Come si fa ad umanizzare il diritto guardando prima alle persone che ai principi? La domanda è di quelle che fanno tremare i polsi ai giuristi e ai magistrati. Eppure è la domanda fondamentale sulla quale misurare la qualità della convivenza sociale. In altre parole: c’è una correlazione tra giustizia e misericordia? E quale?

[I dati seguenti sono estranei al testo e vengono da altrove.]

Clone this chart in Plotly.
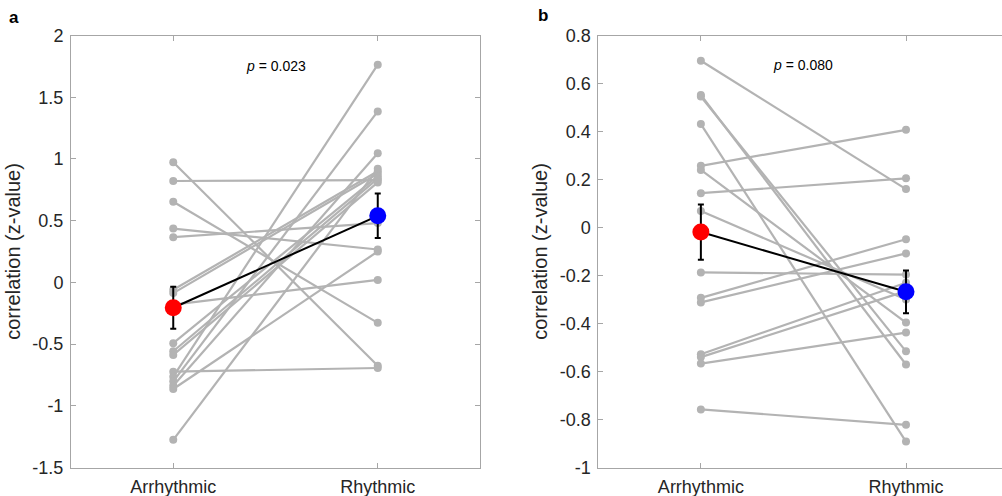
import plotly.graph_objects as go

# Condition labels
categories = ["Arrhythmic", "Rhythmic"]

# Panel a: per-subject correlations (z-values)
arr_a = [0.973, 0.821, 0.653, 0.436, 0.366, -0.060, -0.087, -0.180, -0.493,
         -0.558, -0.588, -0.724, -0.764, -0.802, -0.837, -0.864, -1.276]
rhy_a = [-0.675, 0.829, -0.328, 0.266, 0.480, 0.900, 0.880, 0.020, 0.860,
         0.840, 0.810, -0.694, 1.764, 1.385, 1.046, 0.250, 0.920]
mean_a = [-0.206, 0.539]
sem_a = [0.170, 0.180]
p_a = "0.023"

# Panel b: per-subject correlations (z-values)
arr_b = [0.695, 0.552, 0.546, 0.431, 0.257, 0.240, 0.143, 0.069, -0.187,
         -0.293, -0.312, -0.528, -0.540, -0.567, -0.758]
rhy_b = [0.160, -0.571, -0.516, -0.892, 0.407, -0.396, 0.205, -0.300, -0.196,
         -0.049, -0.108, -0.230, -0.265, -0.438, -0.822]
mean_b = [-0.019, -0.268]
sem_b = [0.115, 0.089]
p_b = "0.080"

yticks_a = [-1.5, -1, -0.5, 0, 0.5, 1, 1.5, 2]
yticks_b = [-1, -0.8, -0.6, -0.4, -0.2, 0, 0.2, 0.4, 0.6, 0.8]

W, H = 1002, 496
GRAY = "#b3b3b3"
AXIS = "#a6a6a6"
TXT = "#262626"
FONT = "Liberation Sans, Arial, sans-serif"

xpos = [1, 2]


def px_x(p):
    return p / W


def px_y(p):
    return 1 - p / H


fig = go.Figure()


def add_panel(arr, rhy, mean, sem, xa, ya):
    # one grey segment per subject, then the group means with SEM bars
    xs, ys = [], []
    for a, r in zip(arr, rhy):
        xs += [xpos[0], xpos[1], None]
        ys += [a, r, None]
    fig.add_trace(go.Scatter(
        x=xs, y=ys, mode="lines+markers", xaxis=xa, yaxis=ya,
        line=dict(color=GRAY, width=2.2),
        marker=dict(color=GRAY, size=8),
        showlegend=False, hoverinfo="skip"))
    fig.add_trace(go.Scatter(
        x=xpos, y=mean, mode="lines+markers", xaxis=xa, yaxis=ya,
        line=dict(color="black", width=2),
        marker=dict(color=["#ff0000", "#0000ff"], size=17),
        error_y=dict(type="data", array=sem, color="black",
                     thickness=2, width=3),
        showlegend=False, hoverinfo="skip"))


add_panel(arr_a, rhy_a, mean_a, sem_a, "x", "y")
add_panel(arr_b, rhy_b, mean_b, sem_b, "x2", "y2")

ydom = [px_y(467.5), px_y(35.5)]
tickfont = dict(family=FONT, size=18, color=TXT)
titlefont = dict(family=FONT, size=20, color=TXT)

common_x = dict(
    tickmode="array", tickvals=xpos, ticktext=categories,
    ticks="inside", ticklen=5, tickcolor=AXIS, showline=True,
    linecolor=AXIS, linewidth=1, showgrid=False, zeroline=False,
    tickfont=tickfont, mirror="ticks", fixedrange=True, automargin=False,
    ticklabelstandoff=3,
)
common_y = dict(
    ticks="inside", ticklen=5, tickcolor=AXIS, showline=True,
    linecolor=AXIS, linewidth=1, showgrid=False, zeroline=False,
    tickfont=tickfont, fixedrange=True, automargin=False,
    ticklabelstandoff=3,
    title=dict(text="correlation (z-value)", font=titlefont, standoff=6),
)

label_font = dict(family=FONT, size=17, color="black")

fig.update_layout(
    width=W, height=H,
    margin=dict(l=0, r=0, t=0, b=0, pad=0, autoexpand=False),
    paper_bgcolor="white", plot_bgcolor="white",
    font=dict(family=FONT, color=TXT),
    xaxis=dict(domain=[px_x(71), px_x(480)], range=[0.5, 2.5],
               anchor="y", **common_x),
    yaxis=dict(domain=ydom, range=[-1.5, 2], anchor="x",
               tickvals=yticks_a, ticktext=[f"{v:g}" for v in yticks_a],
               mirror="ticks", **common_y),
    xaxis2=dict(domain=[px_x(598.3), 1.0], range=[0.5, 2.468],
                anchor="y2", **common_x),
    yaxis2=dict(domain=ydom, range=[-1, 0.8], anchor="x2",
                tickvals=yticks_b, ticktext=[f"{v:g}" for v in yticks_b],
                mirror=False, **common_y),
    annotations=[
        dict(text=f"<i>p</i> = {p_a}", x=1.5, y=1.755,
             xref="x", yref="y", showarrow=False,
             font=dict(family=FONT, size=14, color="black")),
        dict(text=f"<i>p</i> = {p_b}", x=1.5, y=0.675,
             xref="x2", yref="y2", showarrow=False,
             font=dict(family=FONT, size=14, color="black")),
        dict(text="<b>a</b>", x=px_x(14), y=px_y(17), xref="paper",
             yref="paper", showarrow=False, xanchor="center",
             yanchor="middle", font=label_font),
        dict(text="<b>b</b>", x=px_x(543), y=px_y(16), xref="paper",
             yref="paper", showarrow=False, xanchor="center",
             yanchor="middle", font=label_font),
    ],
)

fig.write_html("out.html")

Sull’argomento si è misurato Enzo Bianchi, l’ex priore e fondatore della Comunità di Bose, invitato a parlarne martedì 24 ottobre al Consiglio superiore della magistratura nell’ambito dei martedì dell’Associazione Vittorio Bachelet nata in seno al Csm dopo l’uccisione da parte delle Brigate Rosse di Bachelet che del Csm era vice-presidente e attualmente presieduta dal professor Renato Balduzzi, membro laico del Csm.
Bianchi ha rilevato che “tutta la storia conosce la tensione tra esigenze di giustizia e istanze di misericordia”. E si tratta di una tensione “non eliminabile”. Insomma serve “la certezza della pena, ma anche la certezza della speranza”. Anche per applicare, ha sottolineato fratel Enzo, la “Costituzione, che coerentemente al suo impianto generale, sottolinea che la giustizia deve essere costantemente attenta alle persone, insistendo sulla funzione rieducativa della pena”.

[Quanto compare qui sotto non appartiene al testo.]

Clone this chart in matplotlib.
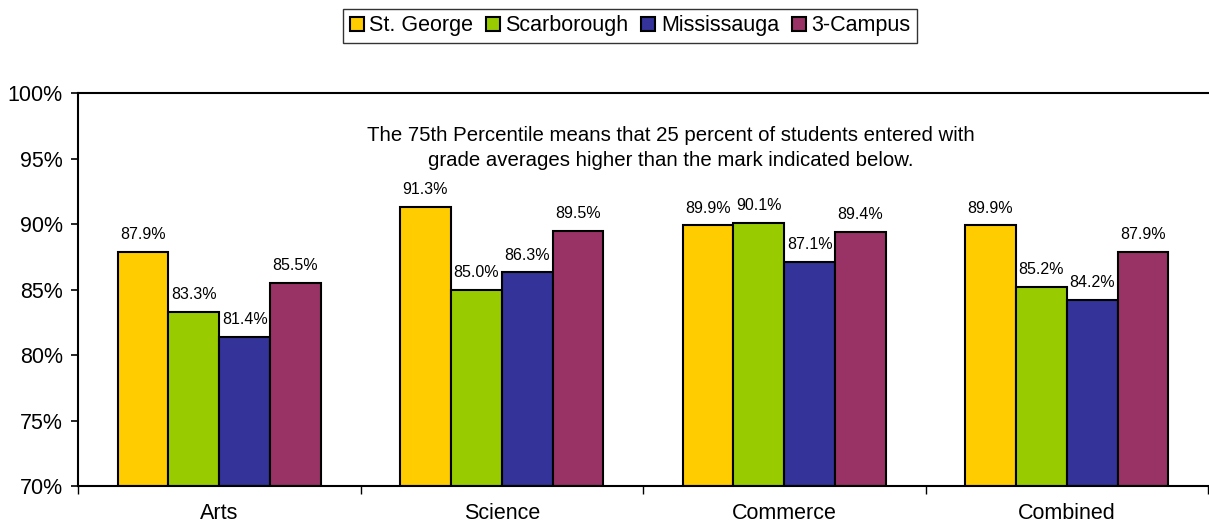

Bianchi ha citato il Messaggio di Giovanni Paolo II per la Giornata mondiale della pace del 2002: “Non c’è pace senza giustizia, non c’è giustizia senza misericordia”: “Venne accolto con un silenzio impressionante, anche nel mondo cattolico. Invece indicava un cammino per giungere ad una politica del perdono espressa anche in atteggiamenti e istituti giuridici”. Bianchi ha proposto un'ampia riflessione biblica per arrivare a spiegare la rivoluzione di Gesù che spezza “il rapporto che presiede ogni istituzione giuridica, quello tra delitto e castigo” e chiede di “perdonare fino a settanta volte sette”.

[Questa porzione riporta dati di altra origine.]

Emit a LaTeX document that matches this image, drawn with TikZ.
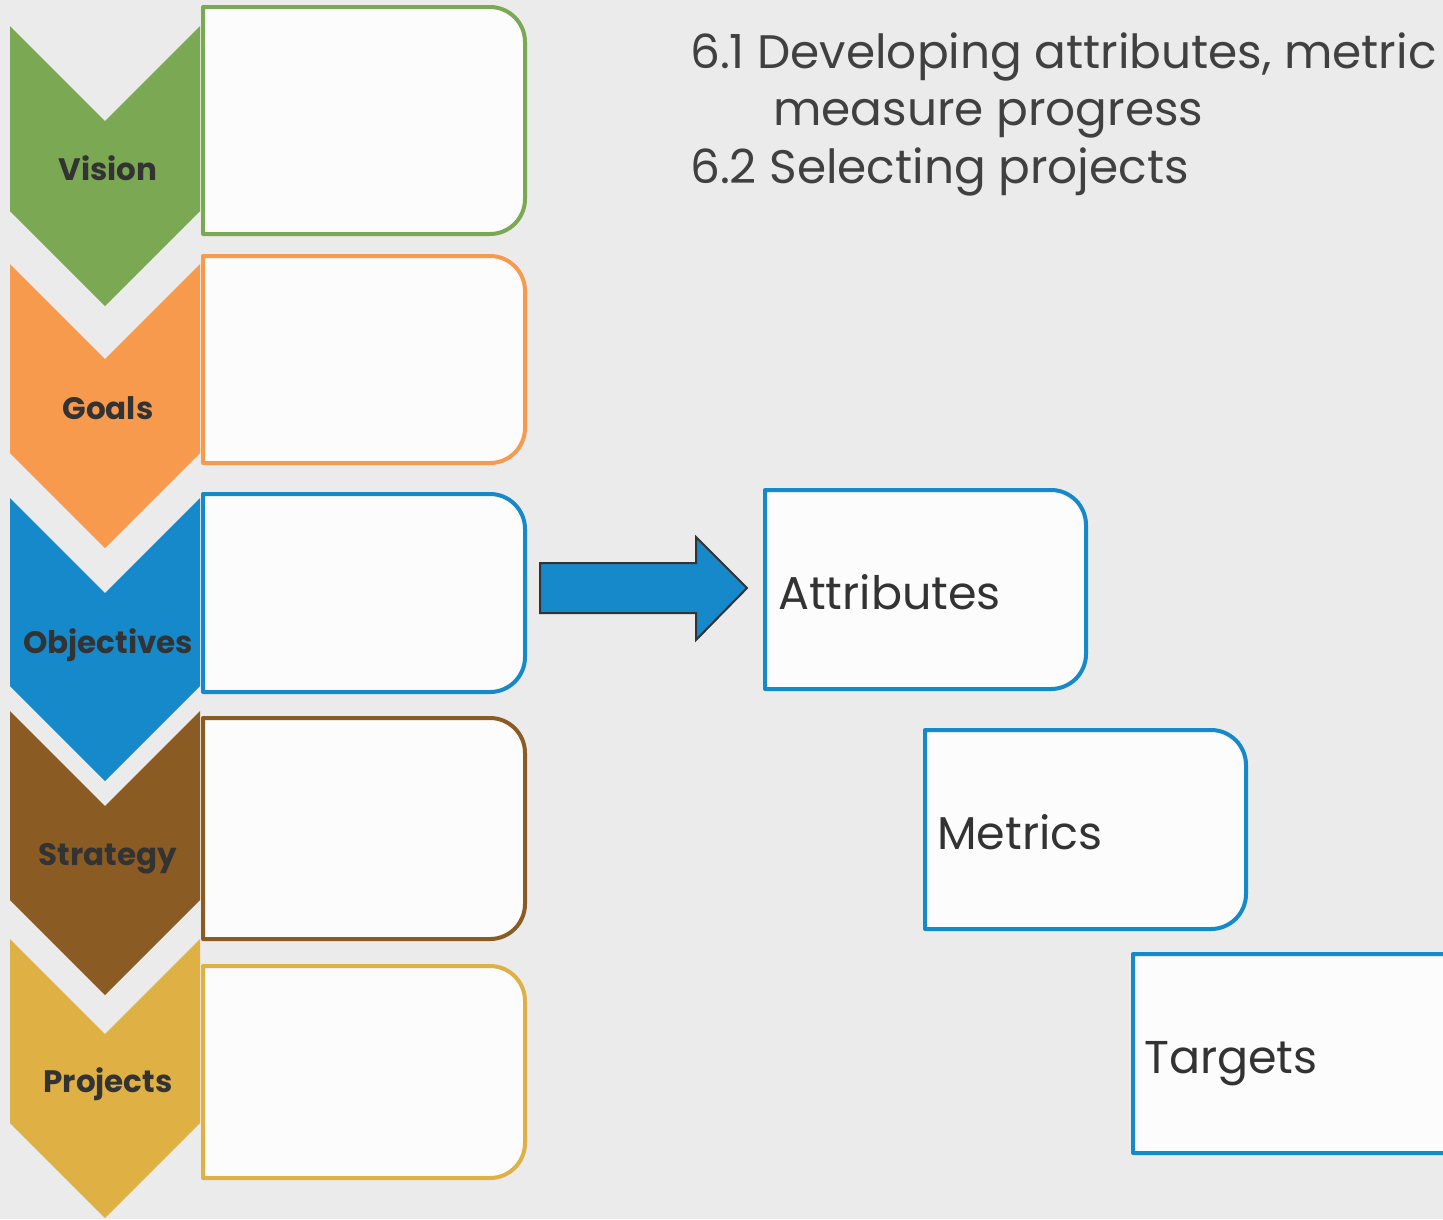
\documentclass[tikz,border=0pt]{standalone}
\usepackage{fontspec}
\setmainfont{Poppins}
\definecolor{bg}{HTML}{EBEBEB}
\definecolor{boxfill}{HTML}{FCFCFC}
\definecolor{cgreen}{HTML}{7BA852}
\definecolor{corange}{HTML}{F79A4E}
\definecolor{cblue}{HTML}{1589CA}
\definecolor{cbrown}{HTML}{8B5B24}
\definecolor{cgold}{HTML}{DFB044}
\definecolor{tdark}{HTML}{333333}
\definecolor{tgray}{HTML}{404040}
\newcommand\rbox[5]{%
\draw[boxline, draw=#1] (#2,#3) -- ({#4-35},#3) .. controls ({#4-15.7},#3) and (#4,{#3+15.7}) .. (#4,{#3+35}) -- (#4,{#5-35}) .. controls (#4,{#5-15.7}) and ({#4-15.7},#5) .. ({#4-35},#5) -- (#2,#5) -- cycle;}
\newcommand\chev[3]{% color top bottom
\fill[#1] (10,#2) -- (105,{#2+95}) -- (200,#2) -- (200,#3) -- (105,{#3+95}) -- (10,#3) -- cycle;}
\tikzset{
  boxline/.style={line width=4pt, fill=boxfill, line join=round},
  chevlabel/.style={font=\fontsize{31}{31}\selectfont\bfseries, text=tdark, inner sep=0pt, anchor=base},
  header/.style={font=\fontsize{47}{47}\selectfont, text=tgray, inner sep=0pt, anchor=base west},
  boxtext/.style={font=\fontsize{46}{46}\selectfont, text=tdark, inner sep=0pt, anchor=base west},
}
\begin{document}
\begin{tikzpicture}[x=1pt, y=-1pt]
\useasboundingbox (0,0) rectangle (1443,1219);
\fill[bg] (0,0) rectangle (1443,1219);
% chevrons
\chev{cgreen}{26}{211}
\chev{corange}{264}{453}
\chev{cblue}{498}{686}
\chev{cbrown}{711}{900}
\chev{cgold}{939}{1123}
% boxes
\rbox{cgreen}{203}{7}{525}{234}
\rbox{corange}{203}{256}{525}{463}
\rbox{cblue}{203}{494}{525}{692}
\rbox{cbrown}{203}{718}{525}{939}
\rbox{cgold}{203}{966}{525}{1178}
% labels
\node[chevlabel] (vision) at (108,180) {Vision};
\node[chevlabel] (goals) at (108,419) {Goals};
\node[chevlabel] (objectives) at (108,653) {Objectives};
\node[chevlabel] (strategy) at (108,865) {Strategy};
\node[chevlabel] (projects) at (108,1092) {Projects};
% header
\node[header] (h1) at (690,68) {6.1 Developing attributes, metric};
\node[header] (h2) at (773,125) {measure progress};
\node[header] (h3) at (690,183) {6.2 Selecting projects};
% arrow
\draw[fill=cblue, draw=tdark, line width=2pt, line join=miter] (540,563) -- (696,563) -- (696,537) -- (747,588) -- (696,640) -- (696,613) -- (540,613) -- cycle;
% right boxes
\rbox{cblue}{765}{490}{1086}{689}
\rbox{cblue}{925}{730}{1246}{929}
\rbox{cblue}{1133}{954}{1480}{1153}
\node[boxtext] (attr) at (778,609) {Attributes};
\node[boxtext] (metr) at (937,849) {Metrics};
\node[boxtext] (targ) at (1144,1073) {Targets};
\end{tikzpicture}
\end{document}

La traduzione sul piano giuridico non è facile, ma, ha aggiunto l’ex priore di Bose, “ci si può cimentare, per esempio ripensando i concetti di giustizia punitiva, retributiva, correttiva o rieducativa”. Ciò che serve è “un diritto mite, che richiede una lunga opera di educazione” nella società dove invece “negli ultimi vent’anni abbiamo assistito ad una progressivo imbarbarimento nei rapporti tra le persone e le comunità perché si è puntato sull’individualismo e sul narcisismo”, facendo emergere “il peggio degli italiani”.